Oleh karena itu, menurutnya saat ini upaya extra effort dalam rangka ekstensifikasi sudah tidak mungkin dilaksanakan. Otoritas pajak dinilai hanya bisa mengandalkan sumber penerimaan yang sifatnya siklus rutin saja.
“Inilah fakta yang memang harus diterima oleh pemerintah terkait dengan penerimaan pajak. Jadi, lebih baik tenaga, pikiran, dan waktu yg tersisa digunakan untuk strategi 2020,” kata Darussalam.

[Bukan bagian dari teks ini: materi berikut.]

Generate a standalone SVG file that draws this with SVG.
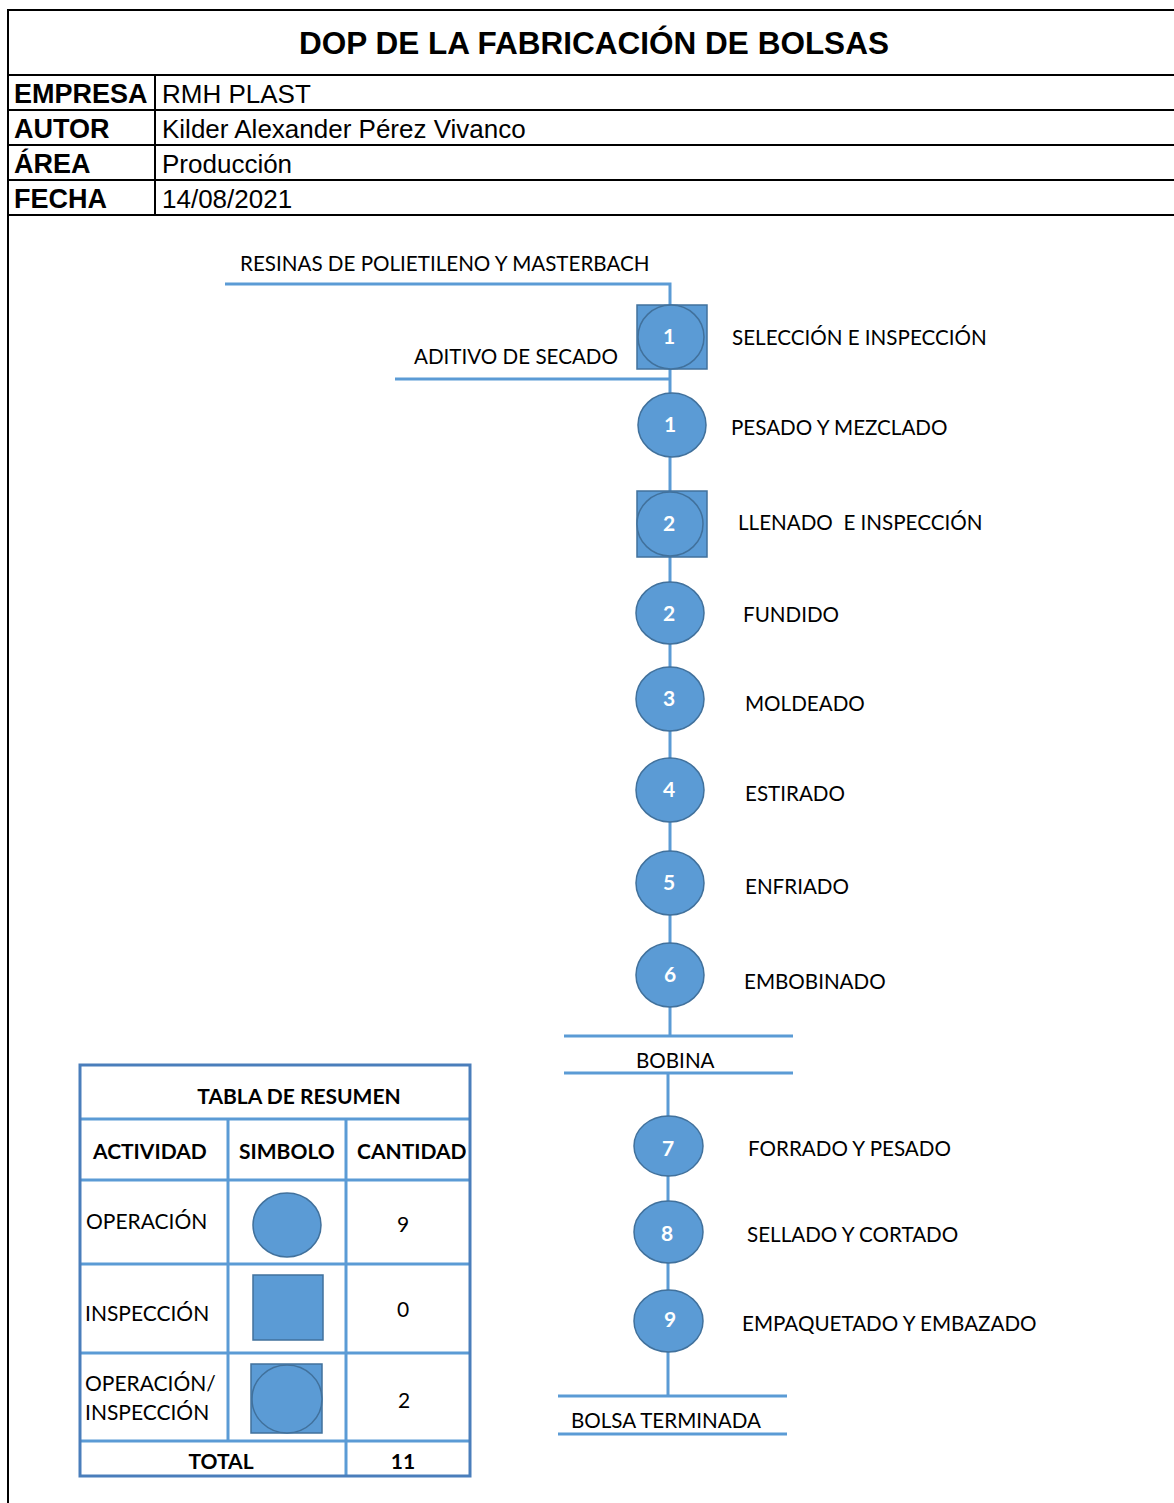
<svg xmlns="http://www.w3.org/2000/svg" width="1174" height="1503" viewBox="0 0 1174 1503">
  <style>
    .frame { stroke: #000; stroke-width: 2; fill: none; }
    .hb { font-family: "Liberation Sans", Arial, sans-serif; font-weight: bold; font-size: 27px; fill: #000; }
    .hr { font-family: "Liberation Sans", Arial, sans-serif; font-size: 26px; fill: #000; }
    .title { font-family: "Liberation Sans", Arial, sans-serif; font-weight: bold; font-size: 31.5px; fill: #000; }
    .flow { stroke: #5B9BD5; stroke-width: 3; fill: none; }
    .op { fill: #5B9BD5; stroke: #41719C; stroke-width: 1.5; }
    .num { font-family: Lato, "Noto Sans", sans-serif; font-weight: bold; font-size: 21px; fill: #fff; text-anchor: middle; }
    .lbl { font-family: Lato, "Noto Sans", sans-serif; font-size: 20.6px; fill: #000; }
    .tb { font-family: Lato, "Noto Sans", sans-serif; font-weight: bold; font-size: 21px; fill: #000; }
    .tr { font-family: Lato, "Noto Sans", sans-serif; font-size: 21px; fill: #000; }
    .grid { stroke: #5B9BD5; stroke-width: 3; fill: none; }
    .outer { stroke: #4A7EBB; stroke-width: 3; fill: none; }
  </style>

  <!-- header form -->
  <g id="header">
    <line class="frame" x1="8" y1="10" x2="1174" y2="10"/>
    <line class="frame" x1="8" y1="9" x2="8" y2="1503"/>
    <line class="frame" x1="8" y1="75" x2="1174" y2="75"/>
    <line class="frame" x1="8" y1="110" x2="1174" y2="110"/>
    <line class="frame" x1="8" y1="145" x2="1174" y2="145"/>
    <line class="frame" x1="8" y1="180" x2="1174" y2="180"/>
    <line class="frame" x1="8" y1="215" x2="1174" y2="215"/>
    <line class="frame" x1="155" y1="75" x2="155" y2="215"/>
    <text class="title" x="594" y="54" text-anchor="middle">DOP DE LA FABRICACIÓN DE BOLSAS</text>
    <text class="hb" x="14" y="103">EMPRESA</text>
    <text class="hr" x="162" y="103">RMH PLAST</text>
    <text class="hb" x="14" y="138">AUTOR</text>
    <text class="hr" x="162" y="138">Kilder Alexander Pérez Vivanco</text>
    <text class="hb" x="14" y="173">ÁREA</text>
    <text class="hr" x="162" y="173">Producción</text>
    <text class="hb" x="14" y="208">FECHA</text>
    <text class="hr" x="162" y="208">14/08/2021</text>
  </g>

  <!-- connectors and material lines -->
  <g id="connectors">
    <polyline class="flow" points="225,284 670,284 670,1036"/>
    <line class="flow" x1="395" y1="379" x2="670" y2="379"/>
    <line class="flow" x1="564" y1="1036" x2="793" y2="1036"/>
    <line class="flow" x1="564" y1="1073" x2="793" y2="1073"/>
    <line class="flow" x1="668" y1="1073" x2="668" y2="1396"/>
    <line class="flow" x1="558" y1="1396" x2="787" y2="1396"/>
    <line class="flow" x1="558" y1="1434" x2="787" y2="1434"/>
  </g>

  <g id="input-resinas">
    <text class="lbl" x="240" y="271">RESINAS DE POLIETILENO Y MASTERBACH</text>
  </g>
  <g id="input-aditivo">
    <text class="lbl" x="414" y="364">ADITIVO DE SECADO</text>
  </g>

  <!-- combined operation / inspection 1 -->
  <g id="oi-1">
    <rect class="op" x="637" y="305" width="70" height="64"/>
    <ellipse class="op" cx="671" cy="337" rx="33" ry="32"/>
    <text class="num" x="669" y="344">1</text>
    <text class="lbl" x="732" y="345">SELECCIÓN E INSPECCIÓN</text>
  </g>
  <g id="op-1">
    <ellipse class="op" cx="672" cy="425" rx="34" ry="32"/>
    <text class="num" x="670" y="432">1</text>
    <text class="lbl" x="731" y="435">PESADO Y MEZCLADO</text>
  </g>
  <g id="oi-2">
    <rect class="op" x="637" y="491" width="70" height="66"/>
    <ellipse class="op" cx="670" cy="524" rx="33" ry="32"/>
    <text class="num" x="669" y="531">2</text>
    <text class="lbl" x="738" y="530" xml:space="preserve">LLENADO  E INSPECCIÓN</text>
  </g>
  <g id="op-2">
    <ellipse class="op" cx="670" cy="613" rx="34" ry="31"/>
    <text class="num" x="669" y="621">2</text>
    <text class="lbl" x="743" y="622">FUNDIDO</text>
  </g>
  <g id="op-3">
    <ellipse class="op" cx="670" cy="699" rx="34" ry="32"/>
    <text class="num" x="669" y="706">3</text>
    <text class="lbl" x="745" y="711">MOLDEADO</text>
  </g>
  <g id="op-4">
    <ellipse class="op" cx="670" cy="790" rx="34" ry="32"/>
    <text class="num" x="669" y="797">4</text>
    <text class="lbl" x="745" y="801">ESTIRADO</text>
  </g>
  <g id="op-5">
    <ellipse class="op" cx="670" cy="883" rx="34" ry="32"/>
    <text class="num" x="669" y="890">5</text>
    <text class="lbl" x="745" y="894">ENFRIADO</text>
  </g>
  <g id="op-6">
    <ellipse class="op" cx="670" cy="975" rx="34" ry="32"/>
    <text class="num" x="670" y="982">6</text>
    <text class="lbl" x="744" y="989">EMBOBINADO</text>
  </g>
  <g id="bobina">
    <text class="lbl" x="636" y="1068">BOBINA</text>
  </g>
  <g id="op-7">
    <ellipse class="op" cx="668.5" cy="1146" rx="34.5" ry="30"/>
    <text class="num" x="668" y="1156">7</text>
    <text class="lbl" x="748" y="1156">FORRADO Y PESADO</text>
  </g>
  <g id="op-8">
    <ellipse class="op" cx="668.5" cy="1232" rx="34.5" ry="31"/>
    <text class="num" x="667" y="1241">8</text>
    <text class="lbl" x="747" y="1242">SELLADO Y CORTADO</text>
  </g>
  <g id="op-9">
    <ellipse class="op" cx="668.5" cy="1321" rx="34.5" ry="31"/>
    <text class="num" x="670" y="1327">9</text>
    <text class="lbl" x="742" y="1331">EMPAQUETADO Y EMBAZADO</text>
  </g>
  <g id="bolsa-terminada">
    <text class="lbl" x="571" y="1428">BOLSA TERMINADA</text>
  </g>

  <!-- summary table -->
  <g id="summary-table">
    <line class="grid" x1="80" y1="1119" x2="470" y2="1119"/>
    <line class="grid" x1="80" y1="1180" x2="470" y2="1180"/>
    <line class="grid" x1="80" y1="1264" x2="470" y2="1264"/>
    <line class="grid" x1="80" y1="1353" x2="470" y2="1353"/>
    <line class="grid" x1="80" y1="1441" x2="470" y2="1441"/>
    <line class="grid" x1="228" y1="1119" x2="228" y2="1441"/>
    <line class="grid" x1="346" y1="1119" x2="346" y2="1476"/>
    <rect class="outer" x="80" y="1065" width="390" height="411"/>
    <text class="tb" x="299" y="1104" text-anchor="middle">TABLA DE RESUMEN</text>
    <text class="tb" x="93" y="1159">ACTIVIDAD</text>
    <text class="tb" x="239" y="1159">SIMBOLO</text>
    <text class="tb" x="357" y="1159">CANTIDAD</text>
    <text class="tr" x="86" y="1229">OPERACIÓN</text>
    <ellipse class="op" cx="287" cy="1225" rx="34" ry="32"/>
    <text class="tr" x="403" y="1232" text-anchor="middle">9</text>
    <text class="tr" x="85" y="1321">INSPECCIÓN</text>
    <rect class="op" x="253" y="1275" width="70" height="65"/>
    <text class="tr" x="403" y="1317" text-anchor="middle">0</text>
    <text class="tr" x="85" y="1391">OPERACIÓN/</text>
    <text class="tr" x="85" y="1420">INSPECCIÓN</text>
    <rect class="op" x="251" y="1364" width="71" height="69"/>
    <ellipse class="op" cx="287" cy="1399" rx="35" ry="34"/>
    <text class="tr" x="404" y="1408" text-anchor="middle">2</text>
    <text class="tb" x="221" y="1469" text-anchor="middle">TOTAL</text>
    <text class="tb" x="403" y="1469" text-anchor="middle">11</text>
  </g>
</svg>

Menurutnya tentu, fakta realisasi penerimaan pajak 2019 ini dijadikan renungan untuk menuju tahun 2020, dengan merumuskan kembali target pajak 2020 untuk lebih realistis lagi dan/atau merumuskan kebijakan pajak untuk memperluas basis pajak yang terdiri dari subjek pajak dan objek pajak baru.
Darussalam menambahkan pemerintah harus tetap fokus pada reformasi pajak yang sedang berlangsung meliputi reformasi atas organisasi, proses bisnis, sumber daya manusia, data dan informasi, serta revisi Undang-Undang (UU) Pajak.
Kata Darussalam bila pemerintah hanya memiliki senjata Rancangan Undang-Undang (RUU) Fasilitas Perpajakan untuk Penguatan Ekonomi atawa Omnibus Law Perpajakan saja akan sulih menggerek penerimaan pajak di tahun-tahun selanjutnya.
Sehingga, pemerintah juga harus segera menyiapkan Revisi Undang-Undang (RUU) Ketentuan Umum dan Tata Cara Perpajakan (KUP), RUU PPh, dan RUU PPN sebagai strategi pencapaian penerimaan pajak dari sisi kebijakan dan aturan perpajakan.
“Substansi utamanya tetap di RUU KUP, RUU PPh, dan RUU PPN, tentu juga harus didukung oleh administrasi pajak yang handal,” kata Darussalam.